What you should do: Transcribe every line exactly. Leave the pictures behind.

Provided material:

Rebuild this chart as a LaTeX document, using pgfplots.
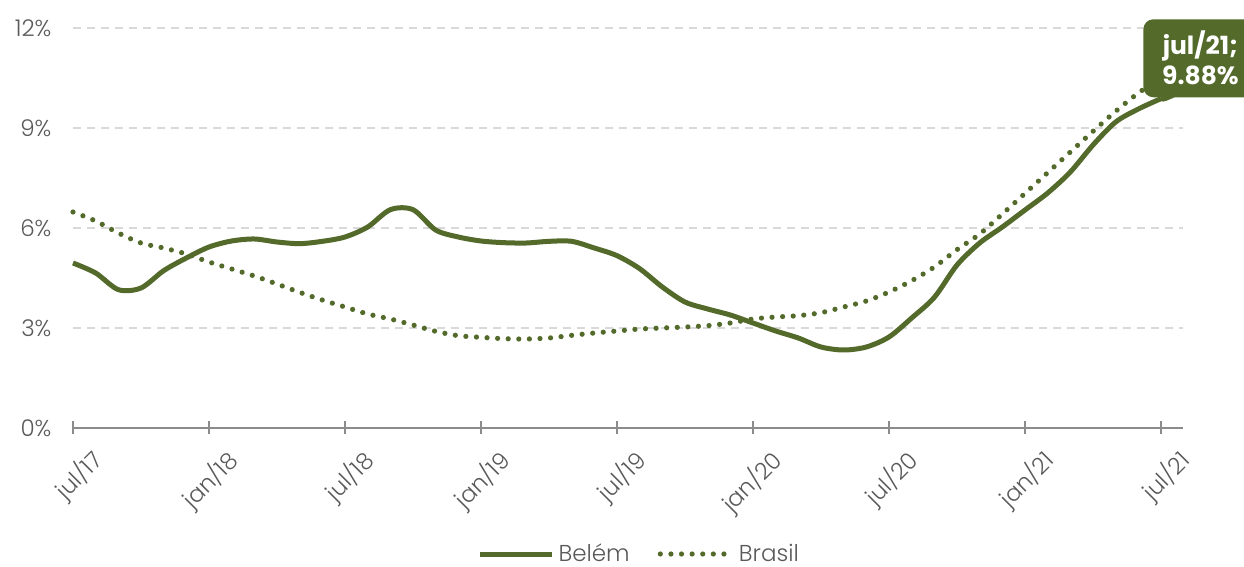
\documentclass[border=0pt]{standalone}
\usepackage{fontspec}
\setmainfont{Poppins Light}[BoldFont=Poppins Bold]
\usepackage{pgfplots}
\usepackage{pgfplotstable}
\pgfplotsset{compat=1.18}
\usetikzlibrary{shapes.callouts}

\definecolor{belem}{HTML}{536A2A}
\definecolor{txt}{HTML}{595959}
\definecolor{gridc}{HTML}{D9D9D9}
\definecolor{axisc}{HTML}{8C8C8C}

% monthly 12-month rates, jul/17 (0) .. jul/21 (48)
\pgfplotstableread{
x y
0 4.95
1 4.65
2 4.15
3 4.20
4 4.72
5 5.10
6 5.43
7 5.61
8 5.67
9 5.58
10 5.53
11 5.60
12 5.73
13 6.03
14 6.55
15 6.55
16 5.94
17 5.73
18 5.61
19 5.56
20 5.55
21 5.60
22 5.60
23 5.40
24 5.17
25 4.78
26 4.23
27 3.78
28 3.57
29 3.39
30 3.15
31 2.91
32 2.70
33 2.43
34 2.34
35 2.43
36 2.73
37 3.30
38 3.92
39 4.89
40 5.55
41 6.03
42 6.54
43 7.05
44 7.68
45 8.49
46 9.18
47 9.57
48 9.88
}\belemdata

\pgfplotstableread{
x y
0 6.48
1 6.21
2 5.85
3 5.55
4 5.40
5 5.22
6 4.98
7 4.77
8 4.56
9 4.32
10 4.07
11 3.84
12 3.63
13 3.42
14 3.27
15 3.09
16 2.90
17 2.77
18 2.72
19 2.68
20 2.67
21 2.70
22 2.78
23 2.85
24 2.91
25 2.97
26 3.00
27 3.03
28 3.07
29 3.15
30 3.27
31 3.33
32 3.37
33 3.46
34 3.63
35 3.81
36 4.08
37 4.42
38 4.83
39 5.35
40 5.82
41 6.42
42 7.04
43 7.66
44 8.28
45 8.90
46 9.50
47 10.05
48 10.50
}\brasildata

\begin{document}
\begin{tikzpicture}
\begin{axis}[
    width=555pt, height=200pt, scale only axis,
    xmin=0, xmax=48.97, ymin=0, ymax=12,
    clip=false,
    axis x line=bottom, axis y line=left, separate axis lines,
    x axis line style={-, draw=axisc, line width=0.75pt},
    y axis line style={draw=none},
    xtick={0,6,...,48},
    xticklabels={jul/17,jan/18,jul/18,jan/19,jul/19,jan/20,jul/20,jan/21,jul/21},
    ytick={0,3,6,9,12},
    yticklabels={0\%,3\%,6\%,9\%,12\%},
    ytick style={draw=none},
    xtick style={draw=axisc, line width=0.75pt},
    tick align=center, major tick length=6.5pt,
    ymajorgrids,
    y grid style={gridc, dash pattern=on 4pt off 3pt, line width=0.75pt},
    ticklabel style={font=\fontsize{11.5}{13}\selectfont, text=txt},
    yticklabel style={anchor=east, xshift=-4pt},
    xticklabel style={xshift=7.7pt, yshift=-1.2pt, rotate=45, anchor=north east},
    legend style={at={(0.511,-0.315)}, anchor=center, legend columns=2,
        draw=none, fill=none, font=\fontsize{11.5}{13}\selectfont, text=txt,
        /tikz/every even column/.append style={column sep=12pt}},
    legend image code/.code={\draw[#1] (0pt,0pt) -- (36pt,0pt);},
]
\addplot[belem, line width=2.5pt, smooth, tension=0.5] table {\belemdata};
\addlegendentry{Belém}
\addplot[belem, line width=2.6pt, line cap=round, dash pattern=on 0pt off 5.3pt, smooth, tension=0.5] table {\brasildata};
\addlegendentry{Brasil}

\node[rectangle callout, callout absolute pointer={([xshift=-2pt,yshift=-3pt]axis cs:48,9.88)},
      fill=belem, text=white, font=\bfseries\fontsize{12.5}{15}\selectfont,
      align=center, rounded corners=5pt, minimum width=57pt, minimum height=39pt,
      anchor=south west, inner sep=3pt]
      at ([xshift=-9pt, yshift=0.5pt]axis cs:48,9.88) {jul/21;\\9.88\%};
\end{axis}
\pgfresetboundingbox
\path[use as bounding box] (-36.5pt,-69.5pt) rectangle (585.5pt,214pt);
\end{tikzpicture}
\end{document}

Response to this exercise:
Rebuild this chart as a LaTeX document, using pgfplots.
\documentclass[border=0pt]{standalone}
\usepackage{fontspec}
\setmainfont{Poppins Light}[BoldFont=Poppins Bold]
\usepackage{pgfplots}
\usepackage{pgfplotstable}
\pgfplotsset{compat=1.18}
\usetikzlibrary{shapes.callouts}

\definecolor{belem}{HTML}{536A2A}
\definecolor{txt}{HTML}{595959}
\definecolor{gridc}{HTML}{D9D9D9}
\definecolor{axisc}{HTML}{8C8C8C}

% monthly 12-month rates, jul/17 (0) .. jul/21 (48)
\pgfplotstableread{
x y
0 4.95
1 4.65
2 4.15
3 4.20
4 4.72
5 5.10
6 5.43
7 5.61
8 5.67
9 5.58
10 5.53
11 5.60
12 5.73
13 6.03
14 6.55
15 6.55
16 5.94
17 5.73
18 5.61
19 5.56
20 5.55
21 5.60
22 5.60
23 5.40
24 5.17
25 4.78
26 4.23
27 3.78
28 3.57
29 3.39
30 3.15
31 2.91
32 2.70
33 2.43
34 2.34
35 2.43
36 2.73
37 3.30
38 3.92
39 4.89
40 5.55
41 6.03
42 6.54
43 7.05
44 7.68
45 8.49
46 9.18
47 9.57
48 9.88
}\belemdata

\pgfplotstableread{
x y
0 6.48
1 6.21
2 5.85
3 5.55
4 5.40
5 5.22
6 4.98
7 4.77
8 4.56
9 4.32
10 4.07
11 3.84
12 3.63
13 3.42
14 3.27
15 3.09
16 2.90
17 2.77
18 2.72
19 2.68
20 2.67
21 2.70
22 2.78
23 2.85
24 2.91
25 2.97
26 3.00
27 3.03
28 3.07
29 3.15
30 3.27
31 3.33
32 3.37
33 3.46
34 3.63
35 3.81
36 4.08
37 4.42
38 4.83
39 5.35
40 5.82
41 6.42
42 7.04
43 7.66
44 8.28
45 8.90
46 9.50
47 10.05
48 10.50
}\brasildata

\begin{document}
\begin{tikzpicture}
\begin{axis}[
    width=555pt, height=200pt, scale only axis,
    xmin=0, xmax=48.97, ymin=0, ymax=12,
    clip=false,
    axis x line=bottom, axis y line=left, separate axis lines,
    x axis line style={-, draw=axisc, line width=0.75pt},
    y axis line style={draw=none},
    xtick={0,6,...,48},
    xticklabels={jul/17,jan/18,jul/18,jan/19,jul/19,jan/20,jul/20,jan/21,jul/21},
    ytick={0,3,6,9,12},
    yticklabels={0\%,3\%,6\%,9\%,12\%},
    ytick style={draw=none},
    xtick style={draw=axisc, line width=0.75pt},
    tick align=center, major tick length=6.5pt,
    ymajorgrids,
    y grid style={gridc, dash pattern=on 4pt off 3pt, line width=0.75pt},
    ticklabel style={font=\fontsize{11.5}{13}\selectfont, text=txt},
    yticklabel style={anchor=east, xshift=-4pt},
    xticklabel style={xshift=7.7pt, yshift=-1.2pt, rotate=45, anchor=north east},
    legend style={at={(0.511,-0.315)}, anchor=center, legend columns=2,
        draw=none, fill=none, font=\fontsize{11.5}{13}\selectfont, text=txt,
        /tikz/every even column/.append style={column sep=12pt}},
    legend image code/.code={\draw[#1] (0pt,0pt) -- (36pt,0pt);},
]
\addplot[belem, line width=2.5pt, smooth, tension=0.5] table {\belemdata};
\addlegendentry{Belém}
\addplot[belem, line width=2.6pt, line cap=round, dash pattern=on 0pt off 5.3pt, smooth, tension=0.5] table {\brasildata};
\addlegendentry{Brasil}

\node[rectangle callout, callout absolute pointer={([xshift=-2pt,yshift=-3pt]axis cs:48,9.88)},
      fill=belem, text=white, font=\bfseries\fontsize{12.5}{15}\selectfont,
      align=center, rounded corners=5pt, minimum width=57pt, minimum height=39pt,
      anchor=south west, inner sep=3pt]
      at ([xshift=-9pt, yshift=0.5pt]axis cs:48,9.88) {jul/21;\\9.88\%};
\end{axis}
\pgfresetboundingbox
\path[use as bounding box] (-36.5pt,-69.5pt) rectangle (585.5pt,214pt);
\end{tikzpicture}
\end{document}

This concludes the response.